Okay, first a glimpse back to the dark days. I know I’m not alone when I tell you that there were times in my life when I never saw Ireland and England reaching a point where we would see an official visit from a reigning Queen of England to Ireland. If ever there could be one, I can certainly admit that I would have regarded you as crazy if you told me that she would visit Croke Park – the scene of the original Bloody Sunday, and the Garden Of Remembrance – where those executed after the 1916 rising are honored along with all who fought for our freedom. When the second Bloody Sunday took place violence up north escalated to a point where the idea of peace was fantasy land. Why?

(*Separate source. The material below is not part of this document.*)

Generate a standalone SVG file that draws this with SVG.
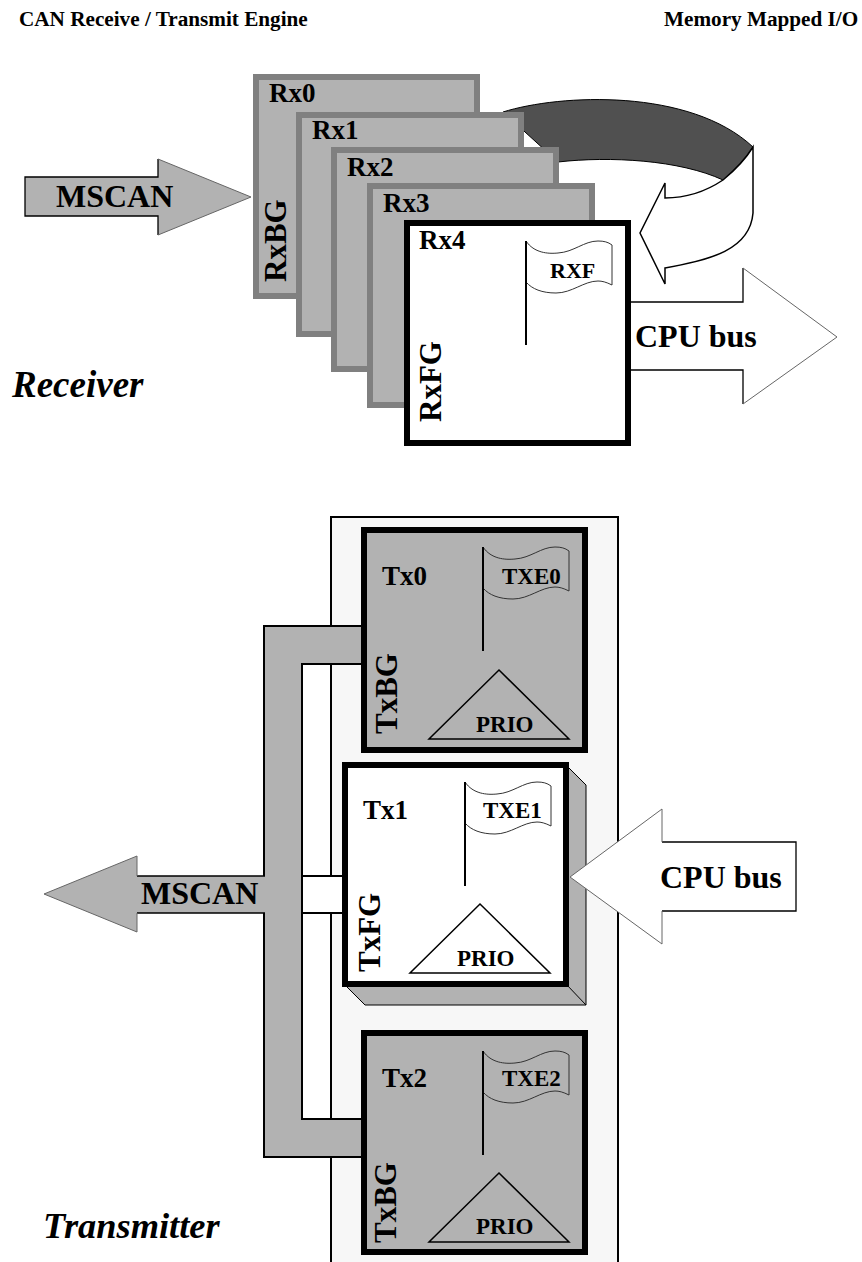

We had bombings up north and in England, eventually down south (attributed to MI-5 – an allegation that has never been disproven), a shoot-to-kill policy among police/army of ‘eligible’ youth – ie those who could be an IRA member. Glimmers of hope came when a Manchester police chief called John Stalker was appointed by Thatcher to do a report, that she fully expected him to whitewash and deny all allegations as baseless. One problem; John Stalker was an honest cop who joined the police force to do his civic duties and was honest to the bone. He proved, with recorded evidence that such a policy existed and found himself dismissed from his job while he himself was ridiculed. He was accused of associating with a known criminal – there was a photograph from high school of him with someone who would become a known criminal. So, forgive me for being despondent.
Next on to the Bermingham Six and The Guildford Four:
I remember well the night when my Dad told me had seen a news flash that the first of these cases had collapsed and we both watched in disbelief as the celebration of their release was now taking place in real time. This involved an admission of a miscarriage of justice to a people who believed their system was flawless and has since been depicted in the movie In The Name Of The Father. Some time later there was apology by Tony Blair for the famine and then before we knew it Bertie Ahern, Tony Blair, Bill Clinton confirmed that agreement had been reached on a ceasefire as lasting peace was sought with a feeling of optimism never really felt before. John Hume’s courage in openly having discussions with Gerry Adams, is to me the real catalyst in getting us to the point of peace. He was ridiculed early in the process for meeting with ‘terrorists’ when it was an open secret that both governments were having ‘behind closed doors’ meeting in both the 70s and 80s.
In my own family, my Uncle Tom (my mother’s oldest brother) fought in the GPO in the 1916 Rising) – I believe he 17 years old (or was it 16?) He was a wanted man for much of his late teens.
Alright, enough looking back, I believe this visit from the Queen and the choice of locations for the four days shows tremendous courage and has been intended to celebrate the closeness that now exists between the two countries. Having lived in the USA for a number of years I soon discovered how much we had in common with our seemingly distant neighbors. Tea, football, real-time unscripted interviews with sitting politicians on TV and Radio and one of the loves of my life: Fish’n’chips with malt vinegar 😉 There are those who oppose this visit, some questioning the sensitivity of it (anniversary of Dublin and Monaghan bombings) and it is at times like this I think of Maya Angelou’s wonderful “On The Pulse Of Morning” poem from the first Clinton inauguration:
History, Despite it’s wrenching pain, cannot me unlived, and if faced with courage, need not be lived again. She closed out her wonderful poem with a moving tone of optimism:
Here on the pulse of this new day You may have the grace to look up and out And into your sister’s eyes, into Your brother’s face, your country And say simply Very simply With hope Good morning.
I hope that the spirit of this visit will help the spirit of the Irish public who have been battered with the economic woes of the last few years as they face the sadness of mass emigration, unemployment etc. I thank those who have had the courage to push forward with this visit.